5. Consider which apps need passwords. If you’re using Google 2-way synchronisation you will need to take extra steps in order to be able to access your accounts after the reinstall of your iPhone and Google Authenticator.

Second stage: Erase the phone

1. Eject the phone from your computer in iTunes.
2. Connect the iPhone to your mains power charger.
3. On the iPhone open Settings > General > Reset > Erase All Content And Settings
4. Wait 2-5 hours for the iPhone to clean the memory – in my case I waited 2.5 hours and noted that the phone kept rebooting so I left it overnight.
5. After the erase procedure, your iPhone 3G will be as close to the state as when you bought it as is possible.

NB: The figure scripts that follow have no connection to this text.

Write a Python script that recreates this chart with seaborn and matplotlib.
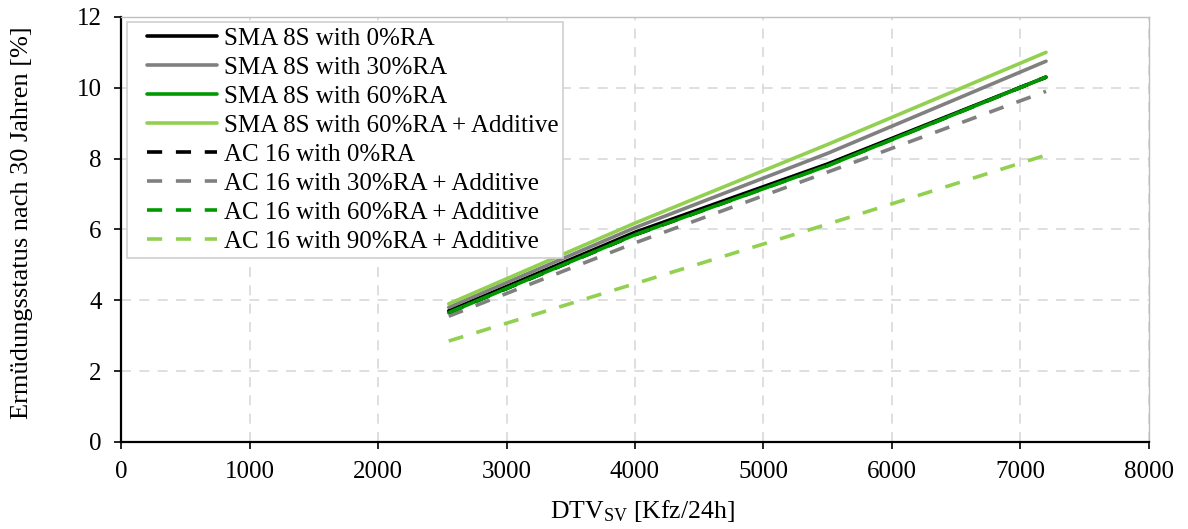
import matplotlib
matplotlib.use("Agg")
import matplotlib.pyplot as plt
from matplotlib.lines import Line2D
from matplotlib.legend_handler import HandlerLine2D
import seaborn as sns
import pandas as pd

sns.set_style("white")
plt.rcParams['font.family'] = ['Liberation Serif', 'DejaVu Serif']
plt.rcParams['mathtext.fontset'] = 'custom'
plt.rcParams['mathtext.rm'] = 'Liberation Serif'
plt.rcParams['mathtext.it'] = 'Liberation Serif'
plt.rcParams['text.color'] = 'black'
plt.rcParams['axes.labelcolor'] = 'black'

x_vals = [2550, 4000, 5500, 7200]

sma_0 = [3.70, 5.92, 7.85, 10.30]
sma_30 = [3.80, 6.05, 8.15, 10.75]
sma_60 = [3.65, 5.85, 7.80, 10.30]
sma_60_add = [3.90, 6.18, 8.40, 11.00]
ac_0 = [3.65, 5.85, 7.82, 10.30]
ac_30_add = [3.55, 5.62, 7.62, 9.90]
ac_60_add = [3.65, 5.85, 7.80, 10.30]
ac_90_add = [2.85, 4.47, 6.15, 8.10]

labels = [
    "SMA 8S with 0%RA",
    "SMA 8S with 30%RA",
    "SMA 8S with 60%RA",
    "SMA 8S with 60%RA + Additive",
    "AC 16 with 0%RA",
    "AC 16 with 30%RA + Additive",
    "AC 16 with 60%RA + Additive",
    "AC 16 with 90%RA + Additive",
]
series = [sma_0, sma_30, sma_60, sma_60_add, ac_0, ac_30_add, ac_60_add, ac_90_add]
colors = ["#000000", "#808080", "#009A00", "#92D050",
          "#000000", "#808080", "#009A00", "#92D050"]
solid = [True, True, True, True, False, False, False, False]

x_ticks = [0, 1000, 2000, 3000, 4000, 5000, 6000, 7000, 8000]
y_ticks = [0, 2, 4, 6, 8, 10, 12]

rows = []
for lab, vals in zip(labels, series):
    for xv, yv in zip(x_vals, vals):
        rows.append({"DTV": xv, "value": yv, "series": lab})
df = pd.DataFrame(rows)

fig = plt.figure(figsize=(11.88, 5.29), dpi=100)
ax = fig.add_axes([0.102, 0.1645, 0.865, 0.8035])

for lab, col, sol in zip(labels, colors, solid):
    sub = df[df["series"] == lab]
    sns.lineplot(data=sub, x="DTV", y="value", ax=ax, color=col, lw=2.6,
                 label=lab, estimator=None, sort=False)
    line = ax.get_lines()[-1]
    if not sol:
        line.set_dashes((4.2, 3.8))

ax.set_xlim(0, 8000)
ax.set_ylim(0, 12)
ax.set_xticks(x_ticks)
ax.set_yticks(y_ticks)
ax.tick_params(axis='both', labelsize=18, direction='out', length=5, width=1.2,
               colors='black', left=True, bottom=True, pad=9)
ax.grid(True, color='#D9D9D9', linestyle=(0, (6, 5)), linewidth=1.2)
ax.set_axisbelow(True)
for s in ['top', 'right']:
    ax.spines[s].set_color('#BFBFBF')
    ax.spines[s].set_linewidth(1.0)
for s in ['left', 'bottom']:
    ax.spines[s].set_color('black')
    ax.spines[s].set_linewidth(1.6)

ax.set_xlabel(r"DTV$_{\rm SV}$ [Kfz/24h]", fontsize=18.5)
ax.set_ylabel("Ermüdungsstatus nach 30 Jahren [%]", fontsize=19)
ax.xaxis.set_label_coords(0.507, -0.132)
ax.yaxis.set_label_coords(-0.086, 0.515)

leg = ax.legend(loc='upper left', fontsize=18, frameon=True, fancybox=False,
                framealpha=1, edgecolor='#D0D0D0', handlelength=3.4,
                labelspacing=0.26, borderpad=0.2, handletextpad=0.25,
                borderaxespad=0.0, bbox_to_anchor=(0.006, 0.988),
                handler_map={Line2D: HandlerLine2D(xpad=0.6)})
leg.get_frame().set_linewidth(1.2)

fig.savefig("out.png", dpi=100)
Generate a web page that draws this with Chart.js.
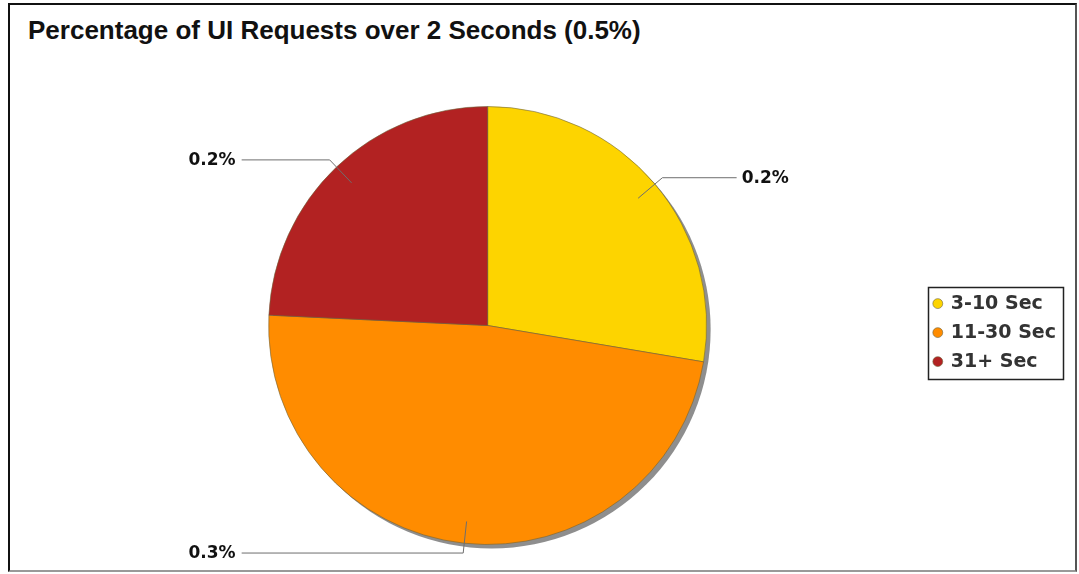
<!DOCTYPE html>
<html>
<head>
<meta charset="utf-8">
<script src="https://cdn.jsdelivr.net/npm/chart.js@4/dist/chart.umd.min.js"></script>
<style>
    body { margin: 0; background: #fff; }
    #frame {
        position: absolute; left: 8px; top: 3px; width: 1069px; height: 569px;
        box-sizing: border-box;
        border-top: 2px solid #111; border-left: 2px solid #111;
        border-right: 2px solid #555; border-bottom: 2px solid #999;
    }
    #title {
        position: absolute; left: 28px; top: 17px;
        font: bold 26px "Liberation Sans", Arial, sans-serif; line-height: 26px;
        color: #111; white-space: nowrap;
    }
    #wrap { position: absolute; left: 0; top: 0; width: 1079px; height: 574px; }
</style>
</head>
<body>
<div id="frame"></div>
<div id="title">Percentage of UI Requests over 2 Seconds (0.5%)</div>
<div id="wrap"><canvas id="pieChart"></canvas></div>
<script>
const categories = ['3-10 Sec', '11-30 Sec', '31+ Sec'];
const shares = [0.138, 0.240, 0.121];
const sliceLabels = ['0.2%', '0.3%', '0.2%'];
const sliceColors = ['#FDD400', '#FF8C00', '#B22222'];

const PIE_RADIUS = 219;

// grey drop shadow under the pie
const shadowPlugin = {
    id: 'pieShadow',
    beforeDatasetsDraw(chart) {
        const arc = chart.getDatasetMeta(0).data[0];
        if (!arc) return;
        const { x, y, outerRadius } = arc.getProps(['x', 'y', 'outerRadius'], true);
        const ctx = chart.ctx;
        ctx.save();
        ctx.fillStyle = '#8e8e8e';
        ctx.beginPath();
        ctx.arc(x + 4, y + 4, outerRadius, 0, Math.PI * 2);
        ctx.fill();
        ctx.restore();
    }
};

// leader lines + value labels
const leaderPlugin = {
    id: 'leaders',
    afterDatasetsDraw(chart) {
        const ctx = chart.ctx;
        const meta = chart.getDatasetMeta(0);
        ctx.save();
        ctx.strokeStyle = '#6e6e6e';
        ctx.lineWidth = 1;
        ctx.fillStyle = '#111';
        ctx.font = 'bold 17px "DejaVu Sans", sans-serif';
        ctx.textBaseline = 'middle';
        meta.data.forEach((arc, i) => {
            const p = arc.getProps(['x', 'y', 'startAngle', 'endAngle', 'outerRadius'], true);
            const mid = (p.startAngle + p.endAngle) / 2;
            const r = p.outerRadius;
            const cos = Math.cos(mid), sin = Math.sin(mid);
            const x1 = p.x + cos * r * 0.9, y1 = p.y + sin * r * 0.9;
            const x2 = p.x + cos * r * 1.045, y2 = p.y + sin * r * 1.045;
            const right = cos >= 0;
            const x3 = right ? p.x + r + 30 : p.x - r - 27;
            ctx.beginPath();
            ctx.moveTo(x1, y1);
            ctx.lineTo(x2, y2);
            ctx.lineTo(x3, y2);
            ctx.stroke();
            ctx.textAlign = right ? 'left' : 'right';
            ctx.fillText(sliceLabels[i], right ? x3 + 5 : x3 - 6, y2 + 1);
        });
        ctx.restore();
    }
};

// box around the legend
const legendBoxPlugin = {
    id: 'legendBox',
    afterDraw(chart) {
        const boxes = chart.legend.legendHitBoxes;
        if (!boxes || !boxes.length) return;
        const left = Math.min(...boxes.map(b => b.left)) - 6;
        const right = Math.max(...boxes.map(b => b.left + b.width)) + 7;
        const top = boxes[0].top - 7;
        const bottom = boxes[boxes.length - 1].top + boxes[boxes.length - 1].height + 8;
        const ctx = chart.ctx;
        ctx.save();
        ctx.strokeStyle = '#222';
        ctx.lineWidth = 1.5;
        ctx.strokeRect(Math.round(left) + 0.5, Math.round(top) + 0.5, Math.round(right - left), Math.round(bottom - top));
        ctx.restore();
    }
};

new Chart(document.getElementById('pieChart'), {
    type: 'pie',
    data: {
        labels: categories,
        datasets: [{
            data: shares,
            backgroundColor: sliceColors,
            borderColor: 'rgba(110, 100, 60, 0.6)',
            borderWidth: 1,
            radius: PIE_RADIUS
        }]
    },
    options: {
        responsive: true,
        maintainAspectRatio: false,
        animation: false,
        layout: { padding: { top: 77, bottom: 0, left: 51, right: 13 } },
        plugins: {
            legend: {
                position: 'right',
                // empty title only pushes the items down a little
                title: { display: true, text: '', padding: { top: 13, bottom: 0 }, font: { size: 1 } },
                labels: {
                    usePointStyle: true,
                    pointStyle: 'circle',
                    boxWidth: 7,
                    boxHeight: 7,
                    padding: 10,
                    color: '#333',
                    font: { family: 'DejaVu Sans', size: 19, weight: 'bold' }
                }
            },
            tooltip: { enabled: false }
        }
    },
    plugins: [shadowPlugin, leaderPlugin, legendBoxPlugin]
});
</script>
</body>
</html>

Third stage: Reinstall the bare minimum

8. Connect the iPhone 3G to iTunes
9. DO NOT recover from the backup: set it up as a brand new device.
10. Once you’ve selected to set up as a new device, click on the phone. In each iTunes section tell iTunes not to synchronise anything: no contacts, no calendars, no apps, and definitely no music or videos

“What!?!???”

Yes, that’s right. Obviously you’ve already tried everything else which is why you’re still reading. We are trying to get the leanest install of iOS 4, and if you restore from the backup you’ll just be loading ALL of the stuff back on that was slowing it down.

The thing to note in iOS is, every app you install and every album you put onto the iPhone will degrade its performance to a degree. Sure, you’re not running all the apps all the time, and you definitely aren’t loading up and listening to all the songs all the time, but by them being on your device they occupy space and this will impact on data fragmentation.

Fragmentation on your iPhone, just like on your computer, is unavoidable and happens without you knowing, causing tiny delays at an increasing rate as the device works hard to record everything and serve you. Fragmentation is not caused by your app or media files moving around (how could they, and what would cause them to move?) in your iPhone it’s caused by new events.

Every time you make or receive a call or SMS that event is recorded into a database on the phone. Similarly every time you open an app it saves settings, and every time you browse the web it keeps a history.

To reduce the impact of fragmentation, don’t put anything onto the iPhone that you don’t need.

In iTunes you can select which apps you want to have sync’d to your phone. I’d recommend sorting them by name and unticking them all, then go through the list one by one and pick the apps you actually use.

You should do the same with your music and your ringtones, and keep the size they occupy to a bare minimum by using the “automatically convert to 128kbps” when syncing option.

If you sync your contacts to your Mac or PC you should probably put them on first; I have mine sync’d with MobileMe so I didn’t do this step since they get downloaded when you add the MobileMe account to your phone.

After completing these steps and ejecting the phone it’s possible you will experience what I did: for the next 7 hours the phone was almost unresponsive. It lagged even worse than before, and I was very tempted to throw it out and replace it there and then. However after it finished doing whatever big processing it was doing, the phone went back to being as responsive as in the iOS 2.x.x days. I don’t know what caused this lag but it did pass!

Finally, today I have found another factor which I completely overlooked.

I had a screen protector on my iPhone and yesterday it lifted so far that I just pulled it off. Since then I’ve noted a significant increase in the responsiveness of screen interaction.
Hopefully this can help someone else in this situation. I guess if my iPhone starts misbehaving again I could always try out the officially unsupported whited00r firmware as suggested recently by Lifehacker.